● Task instructions: Write out again, word for word, the lines below from the line that holds "Output the web" through the line that holds "const gpsValueErr = [4, 5];", omitting pictures.

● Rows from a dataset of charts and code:
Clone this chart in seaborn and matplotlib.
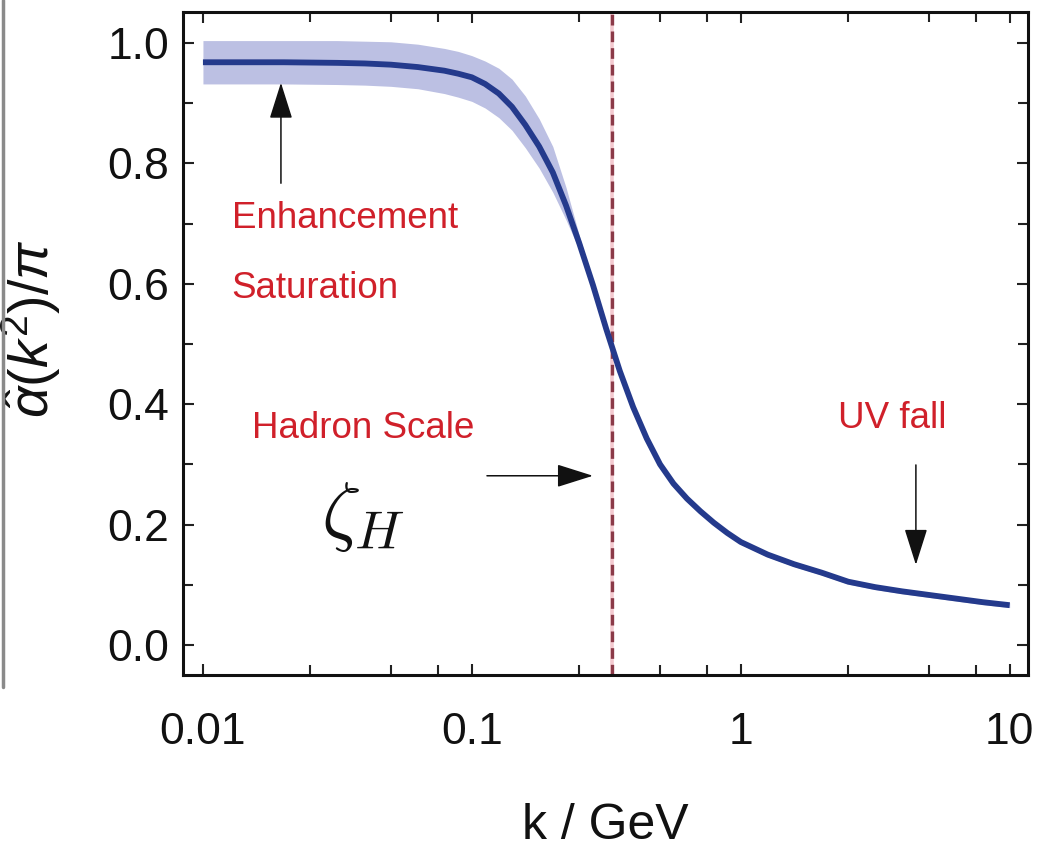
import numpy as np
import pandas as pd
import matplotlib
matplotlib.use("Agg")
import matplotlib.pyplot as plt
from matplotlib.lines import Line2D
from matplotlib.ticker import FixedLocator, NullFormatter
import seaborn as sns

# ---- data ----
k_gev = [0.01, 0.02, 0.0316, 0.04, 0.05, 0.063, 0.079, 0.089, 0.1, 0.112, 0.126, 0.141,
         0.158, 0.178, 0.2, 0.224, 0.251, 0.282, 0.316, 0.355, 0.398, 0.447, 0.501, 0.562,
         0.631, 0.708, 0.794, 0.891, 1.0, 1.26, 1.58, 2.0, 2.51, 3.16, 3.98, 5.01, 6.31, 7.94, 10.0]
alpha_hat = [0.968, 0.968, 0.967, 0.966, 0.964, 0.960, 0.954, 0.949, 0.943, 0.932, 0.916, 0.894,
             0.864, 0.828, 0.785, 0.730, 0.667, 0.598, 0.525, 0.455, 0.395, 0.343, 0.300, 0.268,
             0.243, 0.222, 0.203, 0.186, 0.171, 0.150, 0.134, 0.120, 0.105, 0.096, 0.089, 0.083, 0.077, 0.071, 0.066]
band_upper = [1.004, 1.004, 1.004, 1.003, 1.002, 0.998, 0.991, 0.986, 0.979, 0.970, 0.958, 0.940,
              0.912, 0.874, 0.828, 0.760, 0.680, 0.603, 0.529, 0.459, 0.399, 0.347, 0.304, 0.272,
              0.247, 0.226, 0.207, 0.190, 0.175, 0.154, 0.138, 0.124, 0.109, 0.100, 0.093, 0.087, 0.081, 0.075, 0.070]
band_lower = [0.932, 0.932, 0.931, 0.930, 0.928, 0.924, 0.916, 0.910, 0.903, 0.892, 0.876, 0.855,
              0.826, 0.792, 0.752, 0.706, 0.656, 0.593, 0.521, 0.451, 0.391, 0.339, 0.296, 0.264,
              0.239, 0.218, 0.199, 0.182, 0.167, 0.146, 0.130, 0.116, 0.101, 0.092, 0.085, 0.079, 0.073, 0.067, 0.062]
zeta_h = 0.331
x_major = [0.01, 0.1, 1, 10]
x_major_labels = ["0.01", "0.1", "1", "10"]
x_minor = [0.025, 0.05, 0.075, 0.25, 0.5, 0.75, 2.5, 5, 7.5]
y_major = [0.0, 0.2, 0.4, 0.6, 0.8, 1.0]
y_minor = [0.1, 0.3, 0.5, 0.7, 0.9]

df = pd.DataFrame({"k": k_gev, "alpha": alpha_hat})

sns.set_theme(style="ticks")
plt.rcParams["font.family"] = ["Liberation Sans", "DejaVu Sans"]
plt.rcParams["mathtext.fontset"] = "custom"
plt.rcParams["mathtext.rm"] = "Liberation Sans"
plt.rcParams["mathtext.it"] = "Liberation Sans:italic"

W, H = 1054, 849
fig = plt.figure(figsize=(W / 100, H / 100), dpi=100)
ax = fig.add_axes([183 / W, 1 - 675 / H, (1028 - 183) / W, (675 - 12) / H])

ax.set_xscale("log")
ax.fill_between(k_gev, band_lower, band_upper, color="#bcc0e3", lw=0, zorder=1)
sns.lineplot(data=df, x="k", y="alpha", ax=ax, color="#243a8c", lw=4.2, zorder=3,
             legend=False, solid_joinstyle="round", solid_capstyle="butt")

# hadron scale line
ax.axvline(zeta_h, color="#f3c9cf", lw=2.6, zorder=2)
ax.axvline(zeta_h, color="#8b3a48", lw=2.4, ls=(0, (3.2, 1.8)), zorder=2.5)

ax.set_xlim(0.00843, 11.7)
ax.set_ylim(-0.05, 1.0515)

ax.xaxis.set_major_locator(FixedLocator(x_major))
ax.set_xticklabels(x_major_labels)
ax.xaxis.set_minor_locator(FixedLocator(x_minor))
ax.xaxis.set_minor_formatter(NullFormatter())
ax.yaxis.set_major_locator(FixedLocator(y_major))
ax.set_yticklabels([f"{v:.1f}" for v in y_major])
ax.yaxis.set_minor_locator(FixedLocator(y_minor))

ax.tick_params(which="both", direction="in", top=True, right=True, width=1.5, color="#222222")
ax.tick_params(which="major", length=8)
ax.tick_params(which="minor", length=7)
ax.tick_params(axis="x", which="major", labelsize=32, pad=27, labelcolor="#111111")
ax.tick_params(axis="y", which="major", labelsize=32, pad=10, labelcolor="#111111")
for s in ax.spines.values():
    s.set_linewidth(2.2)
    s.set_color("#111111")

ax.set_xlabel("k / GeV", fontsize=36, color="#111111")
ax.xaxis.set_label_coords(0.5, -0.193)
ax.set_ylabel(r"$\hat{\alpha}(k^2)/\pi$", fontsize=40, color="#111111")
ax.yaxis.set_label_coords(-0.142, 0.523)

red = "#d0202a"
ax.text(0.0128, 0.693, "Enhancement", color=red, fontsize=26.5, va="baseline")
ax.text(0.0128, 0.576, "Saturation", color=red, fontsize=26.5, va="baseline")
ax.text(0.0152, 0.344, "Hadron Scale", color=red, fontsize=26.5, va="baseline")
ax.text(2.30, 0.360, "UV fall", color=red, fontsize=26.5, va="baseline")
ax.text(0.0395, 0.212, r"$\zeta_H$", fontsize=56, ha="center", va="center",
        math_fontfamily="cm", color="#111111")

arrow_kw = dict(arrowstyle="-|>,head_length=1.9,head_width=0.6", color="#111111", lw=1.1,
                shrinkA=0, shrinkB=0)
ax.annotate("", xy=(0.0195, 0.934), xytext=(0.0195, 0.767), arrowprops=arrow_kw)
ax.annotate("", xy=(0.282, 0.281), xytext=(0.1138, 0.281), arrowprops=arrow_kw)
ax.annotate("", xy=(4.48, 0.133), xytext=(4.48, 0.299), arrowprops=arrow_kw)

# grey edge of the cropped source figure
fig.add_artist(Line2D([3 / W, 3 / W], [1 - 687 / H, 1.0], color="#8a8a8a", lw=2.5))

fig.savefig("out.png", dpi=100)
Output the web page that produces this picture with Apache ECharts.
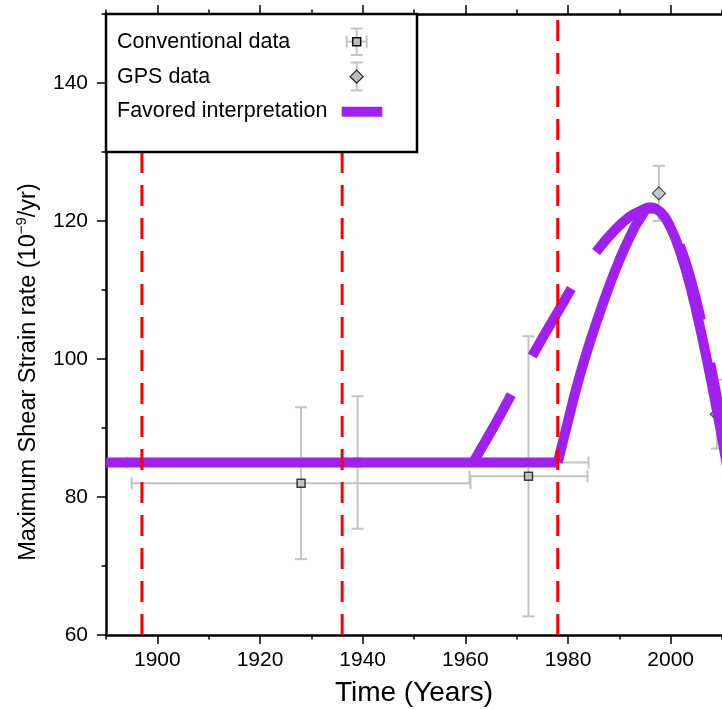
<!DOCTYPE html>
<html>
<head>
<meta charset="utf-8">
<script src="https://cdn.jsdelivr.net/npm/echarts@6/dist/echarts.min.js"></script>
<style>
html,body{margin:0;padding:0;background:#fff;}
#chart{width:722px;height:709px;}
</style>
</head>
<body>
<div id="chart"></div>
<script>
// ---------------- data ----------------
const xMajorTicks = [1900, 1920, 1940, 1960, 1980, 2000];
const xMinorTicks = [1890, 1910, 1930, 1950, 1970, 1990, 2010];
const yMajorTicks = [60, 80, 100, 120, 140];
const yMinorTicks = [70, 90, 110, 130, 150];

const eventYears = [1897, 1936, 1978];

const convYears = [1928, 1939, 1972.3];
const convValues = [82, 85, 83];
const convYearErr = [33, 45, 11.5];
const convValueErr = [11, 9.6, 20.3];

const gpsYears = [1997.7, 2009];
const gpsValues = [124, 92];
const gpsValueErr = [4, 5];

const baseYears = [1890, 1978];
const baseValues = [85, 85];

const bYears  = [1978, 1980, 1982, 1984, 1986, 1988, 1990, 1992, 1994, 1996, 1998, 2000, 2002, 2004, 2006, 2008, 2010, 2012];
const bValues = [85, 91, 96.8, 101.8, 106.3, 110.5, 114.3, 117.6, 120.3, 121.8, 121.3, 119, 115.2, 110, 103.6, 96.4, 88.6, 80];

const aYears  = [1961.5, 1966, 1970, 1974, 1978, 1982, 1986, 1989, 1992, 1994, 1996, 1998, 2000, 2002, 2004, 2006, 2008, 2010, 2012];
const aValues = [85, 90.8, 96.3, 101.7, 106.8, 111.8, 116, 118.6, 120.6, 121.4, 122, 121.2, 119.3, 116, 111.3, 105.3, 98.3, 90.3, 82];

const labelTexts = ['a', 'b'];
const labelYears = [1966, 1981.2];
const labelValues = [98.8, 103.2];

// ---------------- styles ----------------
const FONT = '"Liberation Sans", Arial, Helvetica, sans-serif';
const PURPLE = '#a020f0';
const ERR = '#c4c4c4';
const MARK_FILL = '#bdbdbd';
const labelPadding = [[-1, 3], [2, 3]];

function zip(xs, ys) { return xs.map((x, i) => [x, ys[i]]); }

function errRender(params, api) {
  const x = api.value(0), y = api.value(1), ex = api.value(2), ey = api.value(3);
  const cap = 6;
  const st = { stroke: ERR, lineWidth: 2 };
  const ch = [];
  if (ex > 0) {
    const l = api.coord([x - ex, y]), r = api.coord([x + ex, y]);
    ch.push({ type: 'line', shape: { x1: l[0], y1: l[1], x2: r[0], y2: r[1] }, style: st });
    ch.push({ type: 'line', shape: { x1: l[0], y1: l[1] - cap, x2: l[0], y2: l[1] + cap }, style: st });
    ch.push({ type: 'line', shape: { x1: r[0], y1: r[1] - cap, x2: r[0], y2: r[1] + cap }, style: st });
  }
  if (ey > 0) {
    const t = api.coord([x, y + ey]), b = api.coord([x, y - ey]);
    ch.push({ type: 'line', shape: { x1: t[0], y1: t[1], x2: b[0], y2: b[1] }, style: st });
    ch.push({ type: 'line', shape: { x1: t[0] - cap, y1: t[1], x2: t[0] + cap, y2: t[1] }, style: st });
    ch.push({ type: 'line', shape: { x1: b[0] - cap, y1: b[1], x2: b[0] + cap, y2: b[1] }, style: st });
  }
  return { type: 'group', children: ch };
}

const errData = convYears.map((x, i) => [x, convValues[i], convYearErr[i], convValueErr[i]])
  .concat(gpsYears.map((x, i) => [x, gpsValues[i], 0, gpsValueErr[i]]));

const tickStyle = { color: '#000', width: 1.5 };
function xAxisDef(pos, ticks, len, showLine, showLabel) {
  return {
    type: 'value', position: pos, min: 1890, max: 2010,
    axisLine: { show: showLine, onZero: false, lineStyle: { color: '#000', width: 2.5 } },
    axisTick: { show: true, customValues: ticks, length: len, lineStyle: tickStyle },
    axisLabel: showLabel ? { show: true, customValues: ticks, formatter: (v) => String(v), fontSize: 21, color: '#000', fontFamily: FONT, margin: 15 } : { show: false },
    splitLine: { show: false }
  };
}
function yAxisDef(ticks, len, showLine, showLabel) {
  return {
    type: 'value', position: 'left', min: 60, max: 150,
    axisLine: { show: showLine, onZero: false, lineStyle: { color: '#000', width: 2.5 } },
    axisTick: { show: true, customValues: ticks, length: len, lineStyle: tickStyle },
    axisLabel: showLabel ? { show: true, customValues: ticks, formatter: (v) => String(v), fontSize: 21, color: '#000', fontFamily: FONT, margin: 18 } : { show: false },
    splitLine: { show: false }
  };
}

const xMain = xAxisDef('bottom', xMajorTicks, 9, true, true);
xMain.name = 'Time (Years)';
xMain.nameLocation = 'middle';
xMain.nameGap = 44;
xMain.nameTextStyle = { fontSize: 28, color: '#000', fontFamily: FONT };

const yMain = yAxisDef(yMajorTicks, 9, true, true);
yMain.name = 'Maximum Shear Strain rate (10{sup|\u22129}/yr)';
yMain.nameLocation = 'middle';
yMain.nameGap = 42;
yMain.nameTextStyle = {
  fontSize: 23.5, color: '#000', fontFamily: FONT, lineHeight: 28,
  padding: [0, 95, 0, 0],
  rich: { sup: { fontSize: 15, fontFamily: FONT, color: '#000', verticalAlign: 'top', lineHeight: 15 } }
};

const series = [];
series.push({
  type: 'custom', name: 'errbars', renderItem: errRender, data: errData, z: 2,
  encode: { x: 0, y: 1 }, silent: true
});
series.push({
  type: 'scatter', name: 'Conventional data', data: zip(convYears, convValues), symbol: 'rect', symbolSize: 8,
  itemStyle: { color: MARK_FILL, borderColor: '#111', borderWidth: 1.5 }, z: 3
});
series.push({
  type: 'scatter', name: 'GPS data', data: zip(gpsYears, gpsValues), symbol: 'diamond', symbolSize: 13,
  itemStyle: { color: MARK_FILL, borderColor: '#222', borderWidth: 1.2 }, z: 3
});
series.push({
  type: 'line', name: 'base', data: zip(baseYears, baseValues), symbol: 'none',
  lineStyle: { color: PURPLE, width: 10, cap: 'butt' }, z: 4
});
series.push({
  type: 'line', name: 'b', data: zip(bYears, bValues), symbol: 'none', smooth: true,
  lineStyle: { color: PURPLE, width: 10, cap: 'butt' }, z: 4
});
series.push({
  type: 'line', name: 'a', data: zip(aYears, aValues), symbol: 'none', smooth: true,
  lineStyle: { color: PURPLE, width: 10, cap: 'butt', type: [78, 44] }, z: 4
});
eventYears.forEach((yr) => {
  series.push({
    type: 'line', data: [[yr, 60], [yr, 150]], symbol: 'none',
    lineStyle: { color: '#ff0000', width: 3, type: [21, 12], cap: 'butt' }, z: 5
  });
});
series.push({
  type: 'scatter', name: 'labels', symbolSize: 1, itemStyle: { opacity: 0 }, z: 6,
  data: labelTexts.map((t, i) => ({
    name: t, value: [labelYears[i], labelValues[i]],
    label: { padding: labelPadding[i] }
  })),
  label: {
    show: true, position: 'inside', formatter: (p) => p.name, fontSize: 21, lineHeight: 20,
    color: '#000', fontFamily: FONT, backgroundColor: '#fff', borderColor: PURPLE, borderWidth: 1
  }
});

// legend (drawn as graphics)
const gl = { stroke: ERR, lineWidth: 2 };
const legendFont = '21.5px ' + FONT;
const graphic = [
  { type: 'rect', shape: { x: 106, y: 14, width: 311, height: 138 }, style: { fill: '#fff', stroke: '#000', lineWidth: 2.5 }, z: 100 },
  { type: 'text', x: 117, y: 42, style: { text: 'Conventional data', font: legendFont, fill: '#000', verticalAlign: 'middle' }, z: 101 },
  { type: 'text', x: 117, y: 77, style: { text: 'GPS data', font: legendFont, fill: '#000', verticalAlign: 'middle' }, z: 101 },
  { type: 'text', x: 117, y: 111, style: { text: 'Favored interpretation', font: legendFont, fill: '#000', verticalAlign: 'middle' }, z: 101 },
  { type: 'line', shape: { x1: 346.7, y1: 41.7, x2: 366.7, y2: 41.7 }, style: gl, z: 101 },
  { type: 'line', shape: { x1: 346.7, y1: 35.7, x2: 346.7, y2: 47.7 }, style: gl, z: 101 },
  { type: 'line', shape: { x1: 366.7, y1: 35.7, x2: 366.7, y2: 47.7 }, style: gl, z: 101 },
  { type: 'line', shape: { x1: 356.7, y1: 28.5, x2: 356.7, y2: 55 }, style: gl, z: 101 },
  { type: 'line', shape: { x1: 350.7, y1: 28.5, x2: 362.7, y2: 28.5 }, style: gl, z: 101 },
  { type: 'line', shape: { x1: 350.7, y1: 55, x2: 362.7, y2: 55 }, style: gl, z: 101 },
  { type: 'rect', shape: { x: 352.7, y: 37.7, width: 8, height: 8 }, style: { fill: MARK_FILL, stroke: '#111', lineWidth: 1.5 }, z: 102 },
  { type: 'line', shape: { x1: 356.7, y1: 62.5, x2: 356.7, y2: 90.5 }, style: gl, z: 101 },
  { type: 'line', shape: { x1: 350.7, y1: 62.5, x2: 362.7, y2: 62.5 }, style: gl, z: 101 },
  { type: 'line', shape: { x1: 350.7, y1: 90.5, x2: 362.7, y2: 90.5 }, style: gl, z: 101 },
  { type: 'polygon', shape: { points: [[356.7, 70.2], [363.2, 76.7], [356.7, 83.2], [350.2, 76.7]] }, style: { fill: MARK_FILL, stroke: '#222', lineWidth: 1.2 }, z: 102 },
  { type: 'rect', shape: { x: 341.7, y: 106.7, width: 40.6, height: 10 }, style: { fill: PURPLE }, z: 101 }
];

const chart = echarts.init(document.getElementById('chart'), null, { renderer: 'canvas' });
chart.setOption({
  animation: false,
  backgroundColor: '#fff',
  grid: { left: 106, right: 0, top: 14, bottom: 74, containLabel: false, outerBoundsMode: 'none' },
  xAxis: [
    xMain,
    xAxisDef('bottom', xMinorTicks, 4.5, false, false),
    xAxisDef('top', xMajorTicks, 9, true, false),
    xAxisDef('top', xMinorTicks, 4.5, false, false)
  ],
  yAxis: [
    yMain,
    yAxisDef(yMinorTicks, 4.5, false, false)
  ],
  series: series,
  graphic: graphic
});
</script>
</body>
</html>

● Answer to the problem:
Output the web page that produces this picture with Apache ECharts.
<!DOCTYPE html>
<html>
<head>
<meta charset="utf-8">
<script src="https://cdn.jsdelivr.net/npm/echarts@6/dist/echarts.min.js"></script>
<style>
html,body{margin:0;padding:0;background:#fff;}
#chart{width:722px;height:709px;}
</style>
</head>
<body>
<div id="chart"></div>
<script>
// ---------------- data ----------------
const xMajorTicks = [1900, 1920, 1940, 1960, 1980, 2000];
const xMinorTicks = [1890, 1910, 1930, 1950, 1970, 1990, 2010];
const yMajorTicks = [60, 80, 100, 120, 140];
const yMinorTicks = [70, 90, 110, 130, 150];

const eventYears = [1897, 1936, 1978];

const convYears = [1928, 1939, 1972.3];
const convValues = [82, 85, 83];
const convYearErr = [33, 45, 11.5];
const convValueErr = [11, 9.6, 20.3];

const gpsYears = [1997.7, 2009];
const gpsValues = [124, 92];
const gpsValueErr = [4, 5];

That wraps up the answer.